- [The request]: Which lines run from the first one up to and including the one with "const bigLines2Y = [589, 628, 666];"? Print exactly those.

- [Dataset content]:
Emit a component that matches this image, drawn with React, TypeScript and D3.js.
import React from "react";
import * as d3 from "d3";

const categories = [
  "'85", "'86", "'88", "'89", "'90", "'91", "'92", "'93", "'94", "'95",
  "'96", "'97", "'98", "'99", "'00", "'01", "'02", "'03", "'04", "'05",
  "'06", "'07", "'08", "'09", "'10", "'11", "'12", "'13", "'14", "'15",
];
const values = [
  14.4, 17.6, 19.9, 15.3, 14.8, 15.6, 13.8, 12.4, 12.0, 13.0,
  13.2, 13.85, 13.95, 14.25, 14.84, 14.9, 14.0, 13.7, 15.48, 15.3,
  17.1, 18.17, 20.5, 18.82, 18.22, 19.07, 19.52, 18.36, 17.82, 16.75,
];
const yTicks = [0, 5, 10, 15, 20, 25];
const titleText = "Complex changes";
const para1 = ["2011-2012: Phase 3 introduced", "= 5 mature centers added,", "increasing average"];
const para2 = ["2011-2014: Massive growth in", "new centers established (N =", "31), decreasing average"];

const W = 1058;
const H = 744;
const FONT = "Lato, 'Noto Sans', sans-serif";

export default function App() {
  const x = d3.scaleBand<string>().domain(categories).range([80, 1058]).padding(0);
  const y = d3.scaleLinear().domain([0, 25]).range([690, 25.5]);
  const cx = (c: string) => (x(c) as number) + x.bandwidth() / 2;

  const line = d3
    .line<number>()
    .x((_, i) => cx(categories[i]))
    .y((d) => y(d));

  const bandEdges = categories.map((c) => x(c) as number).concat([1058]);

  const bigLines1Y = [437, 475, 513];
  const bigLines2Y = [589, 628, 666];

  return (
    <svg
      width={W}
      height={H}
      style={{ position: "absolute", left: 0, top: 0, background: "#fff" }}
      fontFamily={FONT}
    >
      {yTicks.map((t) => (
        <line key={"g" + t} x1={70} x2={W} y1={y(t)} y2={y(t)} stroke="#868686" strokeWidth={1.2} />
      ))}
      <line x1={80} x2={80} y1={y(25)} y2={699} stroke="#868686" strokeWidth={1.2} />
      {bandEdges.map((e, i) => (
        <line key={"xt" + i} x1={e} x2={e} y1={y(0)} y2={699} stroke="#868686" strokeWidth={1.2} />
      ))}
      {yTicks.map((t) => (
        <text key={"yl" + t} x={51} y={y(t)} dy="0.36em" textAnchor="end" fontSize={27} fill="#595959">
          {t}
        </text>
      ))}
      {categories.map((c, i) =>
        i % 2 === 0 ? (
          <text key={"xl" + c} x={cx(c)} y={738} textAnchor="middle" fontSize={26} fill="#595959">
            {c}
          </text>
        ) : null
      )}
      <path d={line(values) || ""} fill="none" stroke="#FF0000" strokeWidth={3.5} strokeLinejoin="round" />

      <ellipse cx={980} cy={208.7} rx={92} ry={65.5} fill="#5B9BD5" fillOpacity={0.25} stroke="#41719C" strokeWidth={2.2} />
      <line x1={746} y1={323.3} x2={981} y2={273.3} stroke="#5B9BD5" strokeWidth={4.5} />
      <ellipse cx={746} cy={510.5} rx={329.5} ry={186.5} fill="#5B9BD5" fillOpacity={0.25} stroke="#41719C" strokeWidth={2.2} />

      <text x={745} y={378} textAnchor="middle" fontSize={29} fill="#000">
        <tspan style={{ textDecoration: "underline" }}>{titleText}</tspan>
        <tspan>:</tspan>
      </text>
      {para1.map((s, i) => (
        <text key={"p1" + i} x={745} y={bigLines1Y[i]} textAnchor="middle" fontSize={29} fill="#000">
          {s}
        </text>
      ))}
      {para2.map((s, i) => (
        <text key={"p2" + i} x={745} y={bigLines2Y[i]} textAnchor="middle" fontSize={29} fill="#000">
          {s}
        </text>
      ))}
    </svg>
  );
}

- [Right answer]:
Emit a component that matches this image, drawn with React, TypeScript and D3.js.
import React from "react";
import * as d3 from "d3";

const categories = [
  "'85", "'86", "'88", "'89", "'90", "'91", "'92", "'93", "'94", "'95",
  "'96", "'97", "'98", "'99", "'00", "'01", "'02", "'03", "'04", "'05",
  "'06", "'07", "'08", "'09", "'10", "'11", "'12", "'13", "'14", "'15",
];
const values = [
  14.4, 17.6, 19.9, 15.3, 14.8, 15.6, 13.8, 12.4, 12.0, 13.0,
  13.2, 13.85, 13.95, 14.25, 14.84, 14.9, 14.0, 13.7, 15.48, 15.3,
  17.1, 18.17, 20.5, 18.82, 18.22, 19.07, 19.52, 18.36, 17.82, 16.75,
];
const yTicks = [0, 5, 10, 15, 20, 25];
const titleText = "Complex changes";
const para1 = ["2011-2012: Phase 3 introduced", "= 5 mature centers added,", "increasing average"];
const para2 = ["2011-2014: Massive growth in", "new centers established (N =", "31), decreasing average"];

const W = 1058;
const H = 744;
const FONT = "Lato, 'Noto Sans', sans-serif";

export default function App() {
  const x = d3.scaleBand<string>().domain(categories).range([80, 1058]).padding(0);
  const y = d3.scaleLinear().domain([0, 25]).range([690, 25.5]);
  const cx = (c: string) => (x(c) as number) + x.bandwidth() / 2;

  const line = d3
    .line<number>()
    .x((_, i) => cx(categories[i]))
    .y((d) => y(d));

  const bandEdges = categories.map((c) => x(c) as number).concat([1058]);

  const bigLines1Y = [437, 475, 513];
  const bigLines2Y = [589, 628, 666];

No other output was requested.